# What is asked
Look at the data below and print exactly the lines from its first line through the line with "ys = alt.Scale(domain=ydom, nice=False, zero=False)"; the pictures stay out of the copy.

--- BEGIN ---

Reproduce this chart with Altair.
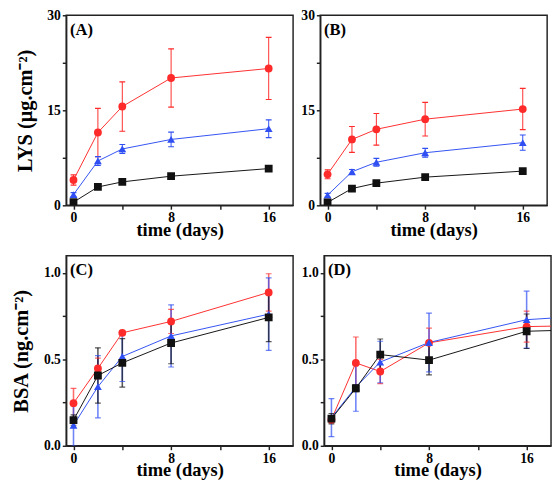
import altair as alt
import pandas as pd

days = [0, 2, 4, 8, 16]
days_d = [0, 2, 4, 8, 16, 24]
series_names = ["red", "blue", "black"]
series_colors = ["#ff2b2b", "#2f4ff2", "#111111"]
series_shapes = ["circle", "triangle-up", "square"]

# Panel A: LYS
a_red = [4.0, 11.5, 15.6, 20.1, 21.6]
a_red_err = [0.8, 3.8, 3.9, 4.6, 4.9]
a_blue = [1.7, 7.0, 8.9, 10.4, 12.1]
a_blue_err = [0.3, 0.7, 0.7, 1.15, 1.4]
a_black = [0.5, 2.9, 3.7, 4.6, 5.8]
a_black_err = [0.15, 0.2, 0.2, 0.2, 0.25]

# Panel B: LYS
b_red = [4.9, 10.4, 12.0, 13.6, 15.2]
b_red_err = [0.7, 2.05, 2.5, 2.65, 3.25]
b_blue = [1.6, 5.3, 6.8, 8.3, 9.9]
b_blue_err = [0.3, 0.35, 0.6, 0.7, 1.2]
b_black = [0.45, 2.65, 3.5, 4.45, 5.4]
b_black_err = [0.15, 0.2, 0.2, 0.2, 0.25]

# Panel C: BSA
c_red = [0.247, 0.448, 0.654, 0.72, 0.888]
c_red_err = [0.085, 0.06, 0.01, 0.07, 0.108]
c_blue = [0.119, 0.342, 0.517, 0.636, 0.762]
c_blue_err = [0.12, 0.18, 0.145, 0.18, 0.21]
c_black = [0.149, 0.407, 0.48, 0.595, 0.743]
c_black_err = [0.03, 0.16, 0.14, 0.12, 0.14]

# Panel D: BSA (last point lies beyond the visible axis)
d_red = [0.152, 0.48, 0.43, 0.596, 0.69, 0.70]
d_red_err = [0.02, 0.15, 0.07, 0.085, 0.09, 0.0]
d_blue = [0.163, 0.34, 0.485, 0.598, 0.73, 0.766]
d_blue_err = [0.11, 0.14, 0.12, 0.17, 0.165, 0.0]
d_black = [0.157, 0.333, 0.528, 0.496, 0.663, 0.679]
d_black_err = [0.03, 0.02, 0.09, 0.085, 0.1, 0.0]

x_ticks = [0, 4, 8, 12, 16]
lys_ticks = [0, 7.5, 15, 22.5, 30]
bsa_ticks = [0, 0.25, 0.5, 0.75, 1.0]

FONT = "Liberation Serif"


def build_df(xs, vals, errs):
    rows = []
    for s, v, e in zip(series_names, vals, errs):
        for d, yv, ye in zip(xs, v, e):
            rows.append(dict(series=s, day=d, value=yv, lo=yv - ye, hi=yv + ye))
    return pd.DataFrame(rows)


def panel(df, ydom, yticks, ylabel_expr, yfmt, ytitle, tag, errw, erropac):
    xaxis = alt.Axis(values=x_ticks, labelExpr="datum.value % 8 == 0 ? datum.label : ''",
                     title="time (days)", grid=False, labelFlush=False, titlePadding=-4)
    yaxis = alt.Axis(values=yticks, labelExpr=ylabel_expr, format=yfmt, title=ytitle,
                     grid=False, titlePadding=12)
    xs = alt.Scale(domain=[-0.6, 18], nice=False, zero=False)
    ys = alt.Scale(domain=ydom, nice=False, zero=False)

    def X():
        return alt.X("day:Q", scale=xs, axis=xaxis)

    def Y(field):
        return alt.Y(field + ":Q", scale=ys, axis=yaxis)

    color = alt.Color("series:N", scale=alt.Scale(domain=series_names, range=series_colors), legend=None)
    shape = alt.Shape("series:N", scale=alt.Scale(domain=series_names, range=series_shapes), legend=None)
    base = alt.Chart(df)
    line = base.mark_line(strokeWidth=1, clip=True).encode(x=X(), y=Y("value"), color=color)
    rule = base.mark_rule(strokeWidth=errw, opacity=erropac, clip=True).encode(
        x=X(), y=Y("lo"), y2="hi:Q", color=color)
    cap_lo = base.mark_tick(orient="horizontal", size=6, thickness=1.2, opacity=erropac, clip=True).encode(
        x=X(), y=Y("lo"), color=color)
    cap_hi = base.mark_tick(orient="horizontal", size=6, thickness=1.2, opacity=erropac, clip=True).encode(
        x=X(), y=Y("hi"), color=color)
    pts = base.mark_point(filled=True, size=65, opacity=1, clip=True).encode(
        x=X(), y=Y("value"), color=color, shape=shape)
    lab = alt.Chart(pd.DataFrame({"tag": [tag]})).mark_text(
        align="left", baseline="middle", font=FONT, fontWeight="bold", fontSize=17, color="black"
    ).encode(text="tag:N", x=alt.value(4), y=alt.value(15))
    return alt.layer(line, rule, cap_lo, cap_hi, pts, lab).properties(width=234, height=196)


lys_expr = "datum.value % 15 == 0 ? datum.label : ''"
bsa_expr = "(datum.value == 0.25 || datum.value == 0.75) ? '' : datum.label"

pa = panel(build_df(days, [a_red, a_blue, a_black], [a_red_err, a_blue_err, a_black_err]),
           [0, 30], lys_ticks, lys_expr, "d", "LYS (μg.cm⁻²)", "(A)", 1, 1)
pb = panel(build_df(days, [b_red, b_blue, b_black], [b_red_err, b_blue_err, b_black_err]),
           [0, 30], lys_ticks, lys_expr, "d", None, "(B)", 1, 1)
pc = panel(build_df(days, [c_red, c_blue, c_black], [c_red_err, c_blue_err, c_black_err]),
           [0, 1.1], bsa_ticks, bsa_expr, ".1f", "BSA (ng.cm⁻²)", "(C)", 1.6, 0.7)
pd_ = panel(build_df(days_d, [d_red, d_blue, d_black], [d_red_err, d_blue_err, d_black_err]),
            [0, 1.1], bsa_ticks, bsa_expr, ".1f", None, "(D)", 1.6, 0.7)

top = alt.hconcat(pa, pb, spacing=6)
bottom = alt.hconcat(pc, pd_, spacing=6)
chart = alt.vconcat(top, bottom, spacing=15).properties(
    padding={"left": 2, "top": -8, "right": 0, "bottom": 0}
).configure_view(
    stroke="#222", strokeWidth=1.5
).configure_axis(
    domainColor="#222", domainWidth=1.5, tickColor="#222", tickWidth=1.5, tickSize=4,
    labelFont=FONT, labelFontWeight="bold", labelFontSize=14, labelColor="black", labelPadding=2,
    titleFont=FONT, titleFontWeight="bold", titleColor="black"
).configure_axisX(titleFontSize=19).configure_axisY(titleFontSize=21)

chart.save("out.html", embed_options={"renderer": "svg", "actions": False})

--- END ---

# Task output
Reproduce this chart with Altair.
import altair as alt
import pandas as pd

days = [0, 2, 4, 8, 16]
days_d = [0, 2, 4, 8, 16, 24]
series_names = ["red", "blue", "black"]
series_colors = ["#ff2b2b", "#2f4ff2", "#111111"]
series_shapes = ["circle", "triangle-up", "square"]

# Panel A: LYS
a_red = [4.0, 11.5, 15.6, 20.1, 21.6]
a_red_err = [0.8, 3.8, 3.9, 4.6, 4.9]
a_blue = [1.7, 7.0, 8.9, 10.4, 12.1]
a_blue_err = [0.3, 0.7, 0.7, 1.15, 1.4]
a_black = [0.5, 2.9, 3.7, 4.6, 5.8]
a_black_err = [0.15, 0.2, 0.2, 0.2, 0.25]

# Panel B: LYS
b_red = [4.9, 10.4, 12.0, 13.6, 15.2]
b_red_err = [0.7, 2.05, 2.5, 2.65, 3.25]
b_blue = [1.6, 5.3, 6.8, 8.3, 9.9]
b_blue_err = [0.3, 0.35, 0.6, 0.7, 1.2]
b_black = [0.45, 2.65, 3.5, 4.45, 5.4]
b_black_err = [0.15, 0.2, 0.2, 0.2, 0.25]

# Panel C: BSA
c_red = [0.247, 0.448, 0.654, 0.72, 0.888]
c_red_err = [0.085, 0.06, 0.01, 0.07, 0.108]
c_blue = [0.119, 0.342, 0.517, 0.636, 0.762]
c_blue_err = [0.12, 0.18, 0.145, 0.18, 0.21]
c_black = [0.149, 0.407, 0.48, 0.595, 0.743]
c_black_err = [0.03, 0.16, 0.14, 0.12, 0.14]

# Panel D: BSA (last point lies beyond the visible axis)
d_red = [0.152, 0.48, 0.43, 0.596, 0.69, 0.70]
d_red_err = [0.02, 0.15, 0.07, 0.085, 0.09, 0.0]
d_blue = [0.163, 0.34, 0.485, 0.598, 0.73, 0.766]
d_blue_err = [0.11, 0.14, 0.12, 0.17, 0.165, 0.0]
d_black = [0.157, 0.333, 0.528, 0.496, 0.663, 0.679]
d_black_err = [0.03, 0.02, 0.09, 0.085, 0.1, 0.0]

x_ticks = [0, 4, 8, 12, 16]
lys_ticks = [0, 7.5, 15, 22.5, 30]
bsa_ticks = [0, 0.25, 0.5, 0.75, 1.0]

FONT = "Liberation Serif"


def build_df(xs, vals, errs):
    rows = []
    for s, v, e in zip(series_names, vals, errs):
        for d, yv, ye in zip(xs, v, e):
            rows.append(dict(series=s, day=d, value=yv, lo=yv - ye, hi=yv + ye))
    return pd.DataFrame(rows)


def panel(df, ydom, yticks, ylabel_expr, yfmt, ytitle, tag, errw, erropac):
    xaxis = alt.Axis(values=x_ticks, labelExpr="datum.value % 8 == 0 ? datum.label : ''",
                     title="time (days)", grid=False, labelFlush=False, titlePadding=-4)
    yaxis = alt.Axis(values=yticks, labelExpr=ylabel_expr, format=yfmt, title=ytitle,
                     grid=False, titlePadding=12)
    xs = alt.Scale(domain=[-0.6, 18], nice=False, zero=False)
    ys = alt.Scale(domain=ydom, nice=False, zero=False)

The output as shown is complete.